C’ È QUALCOSA DI NUOVO OGGI NEL SOLE, ANZI D’ ANTICO……. LA BUSTA DELLA SPEDIZIONE (Gazzetta Tributaria n.121/2025)

C’ È QUALCOSA DI NUOVO OGGI NEL SOLE, ANZI D’ ANTICO……. LA BUSTA DELLA SPEDIZIONE (Gazzetta Tributaria n.121/2025)

121 – La poesia del Pascoli potrebbe essere il sottofondo naturale di una recente presa di posizione della Cassazione.

 

 Citare i versi iniziali della poesia “Aquilone” di Giovanni Pascoli, che tutti abbiamo letto ai tempi delle superiori, serve per introdurre quella contrapposizione tra la modernità delle controversie telematiche che si svolgono in tutte le Corti di Giustizia e il contenuto della recente ordinanza della Corte di Cassazione che, testualmente, riporta “pertanto la contribuente deve imputare a sua negligenza il non aver conservato la busta contenente l’atto impositivo notificatole…”

Ecco qualcosa di antico che torna: l’importanza della busta che conteneva un atto!

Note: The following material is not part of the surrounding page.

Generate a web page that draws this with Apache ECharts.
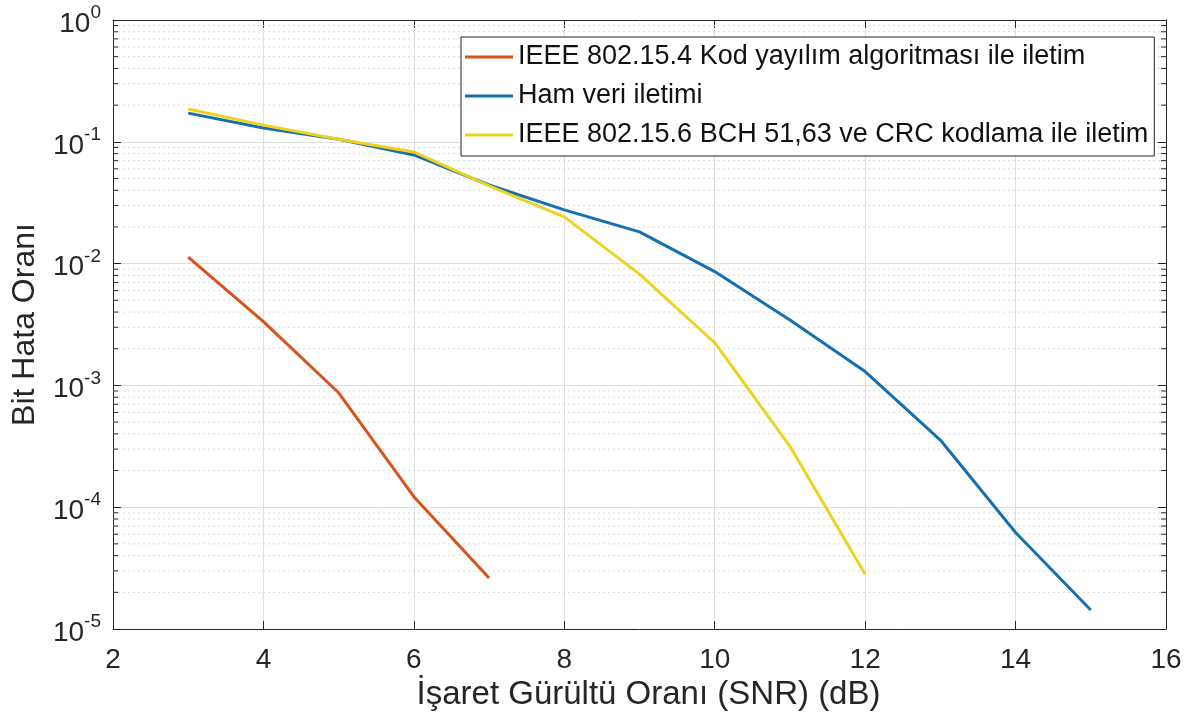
<!DOCTYPE html>
<html>
<head>
<meta charset="utf-8">
<script src="https://cdn.jsdelivr.net/npm/echarts@6/dist/echarts.min.js"></script>
<style>html,body{margin:0;padding:0;background:#fff;}#c{width:1197px;height:727px;}</style>
</head>
<body>
<div id="c"></div>
<script>
const snrOrange = [3, 4, 5, 6, 7];
const berOrange = [0.0113, 0.00334, 0.00087, 0.000122, 0.0000262];
const snrBlue = [3, 4, 5, 6, 7, 8, 9, 10, 11, 12, 13, 14, 15];
const berBlue = [0.172, 0.130, 0.105, 0.078, 0.0442, 0.0276, 0.0182, 0.0086, 0.00344, 0.0013, 0.000356, 0.000062, 0.0000143];
const snrYellow = [3, 4, 5, 6, 7, 8, 9, 10, 11, 12];
const berYellow = [0.186, 0.137, 0.105, 0.0825, 0.0434, 0.0242, 0.0082, 0.00224, 0.000316, 0.0000281];
const seriesNames = ['IEEE 802.15.4 Kod yayılım algoritması ile iletim', 'Ham veri iletimi', 'IEEE 802.15.6 BCH 51,63 ve CRC kodlama ile iletim'];
const seriesColors = ['#D95319', '#1670B0', '#EDD31E'];
const xTicks = [2, 4, 6, 8, 10, 12, 14, 16];
const yDecades = [-5, -4, -3, -2, -1, 0];
const minorMultipliers = [2, 3, 4, 5, 6, 7, 8, 9];

const minorGrid = [];
for (let i = 0; i < yDecades.length - 1; i++) {
  for (const m of minorMultipliers) minorGrid.push([2, m * Math.pow(10, yDecades[i])]);
}
const pair = (xs, ys) => xs.map((x, i) => [x, ys[i]]);
const FONT = 'Liberation Sans, Arial, sans-serif';
const TXT = '#262626';

const chart = echarts.init(document.getElementById('c'));
const commonX = {
  type: 'value', min: xTicks[0], max: xTicks[xTicks.length - 1], interval: 2,
  axisLine: { show: true, lineStyle: { color: TXT, width: 1 } },
  axisTick: { show: true, inside: true, length: 8, lineStyle: { color: TXT } }
};
const commonY = {
  type: 'log', logBase: 10, min: 1e-5, max: 1,
  axisLine: { show: true, lineStyle: { color: TXT, width: 1 } },
  axisTick: { show: true, inside: true, length: 8, lineStyle: { color: TXT } }
};
chart.setOption({
  animation: false,
  backgroundColor: '#ffffff',
  grid: { left: 113, right: 31, top: 20, bottom: 98, containLabel: false },
  legend: {
    data: seriesNames.map(n => ({ name: n, icon: 'rect' })),
    orient: 'vertical',
    left: 461, top: 37,
    backgroundColor: '#ffffff',
    borderColor: TXT, borderWidth: 1,
    padding: [5, 6, 6, 4],
    itemWidth: 48, itemHeight: 3, itemGap: 9,
    textStyle: { fontFamily: FONT, fontSize: 27, color: '#111', lineHeight: 30 }
  },
  xAxis: [
    Object.assign({}, commonX, {
      position: 'bottom',
      name: 'İşaret Gürültü Oranı (SNR) (dB)', nameLocation: 'middle', nameGap: 42,
      nameTextStyle: { fontFamily: FONT, fontSize: 33, color: TXT, padding: [0, 0, 0, 18] },
      axisLabel: { fontFamily: FONT, fontSize: 28, color: TXT, margin: 17 },
      splitLine: { show: true, lineStyle: { color: '#dfdfdf', width: 1 } }
    }),
    Object.assign({}, commonX, {
      position: 'top', axisLabel: { show: false }, splitLine: { show: false }
    })
  ],
  yAxis: [
    Object.assign({}, commonY, {
      position: 'left',
      name: 'Bit Hata Oranı', nameLocation: 'middle', nameGap: 72,
      nameTextStyle: { fontFamily: FONT, fontSize: 32, color: TXT },
      axisLabel: {
        margin: 12,
        formatter: function (v) {
          const e = Math.round(Math.log10(v));
          return '{b|10}{s|' + e + '}';
        },
        rich: {
          b: { fontFamily: FONT, fontSize: 28, color: TXT, padding: [8, 0, 0, 0] },
          s: { fontFamily: FONT, fontSize: 19, color: TXT, padding: [0, 0, 14, 0] }
        }
      },
      splitLine: { show: true, lineStyle: { color: '#dfdfdf', width: 1 } }
    }),
    Object.assign({}, commonY, {
      position: 'right', axisLabel: { show: false }, splitLine: { show: false }
    })
  ],
  series: [
    {
      type: 'custom', name: 'minorGrid', silent: true, z: 1,
      data: minorGrid,
      renderItem: function (params, api) {
        const v = api.value(1);
        const a = api.coord([xTicks[0], v]);
        const b = api.coord([xTicks[xTicks.length - 1], v]);
        return {
          type: 'group',
          children: [
            { type: 'line', shape: { x1: a[0], y1: a[1], x2: b[0], y2: b[1] },
              style: { stroke: '#d9d9d9', lineWidth: 1, lineDash: [2, 3] } },
            { type: 'line', shape: { x1: a[0], y1: a[1], x2: a[0] + 5, y2: a[1] },
              style: { stroke: TXT, lineWidth: 1 } },
            { type: 'line', shape: { x1: b[0] - 5, y1: b[1], x2: b[0], y2: b[1] },
              style: { stroke: TXT, lineWidth: 1 } }
          ]
        };
      }
    },
    {
      type: 'line', name: seriesNames[0], data: pair(snrOrange, berOrange),
      symbol: 'none', z: 3,
      lineStyle: { color: seriesColors[0], width: 3 }, itemStyle: { color: seriesColors[0] }
    },
    {
      type: 'line', name: seriesNames[1], data: pair(snrBlue, berBlue),
      symbol: 'none', z: 3,
      lineStyle: { color: seriesColors[1], width: 3 }, itemStyle: { color: seriesColors[1] }
    },
    {
      type: 'line', name: seriesNames[2], data: pair(snrYellow, berYellow),
      symbol: 'none', z: 4,
      lineStyle: { color: seriesColors[2], width: 3 }, itemStyle: { color: seriesColors[2] }
    }
  ]
});
</script>
</body>
</html>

Quale unica prova dell’avvenuta (o non avvenuta) notifica dell’accertamento.

Non contano i registri cronologici, non contano le relate, non contano i repertori: la Corte di Cassazione, con l’ordinanza n. 13348 del 19 maggio 2025 ribadisce che la prova della data di consegna di un atto non può che essere quella del timbro postale apposto sulla busta che contiene l’atto.

Sembra di ritornare in un mondo di collezionisti filatelici che conservano gelosamente le buste dei propri invii!

Nel campo dei tributi locali, e questo è l’argomento dell’ordinanza citata, non è obbligatoria la notifica dell’accertamento con raccomandata, per cui si deve poter dimostrare in ogni modo l’effettiva data del ricevimento per verificare la tempestività del ricorso proposto.

Non possiamo appellarci all’informatica, la PEC e il domicilio telematico sono fuori gioco, solo la busta, quel rettangolo cartaceo con timbri e bolli può svolgere un ruolo determinante nella tempistica processuale.

L’incauta contribuente dell’ordinanza in commento è stata anche condannata a pagare le spese di lite, e tutto per non avere conservato la busta con cui le è stato recapitato l’accertamento.

In fondo non siamo neppure nella peggiore sequenza temporale, dato che si sta disquisendo di un accertamento del 2015; con tre gradi di giudizio la contribuente non è riuscita a spostare l’attenzione dei giudici dalla busta.

Non possiamo che augurarci che la progressiva diffusione del processo telematico, che non vede più la carta, e quindi neppure le buste, ponga fine a questa situazione che nel 2025 appare francamente imbarazzante, con buona pace anche del Pascoli e del suo Aquilone.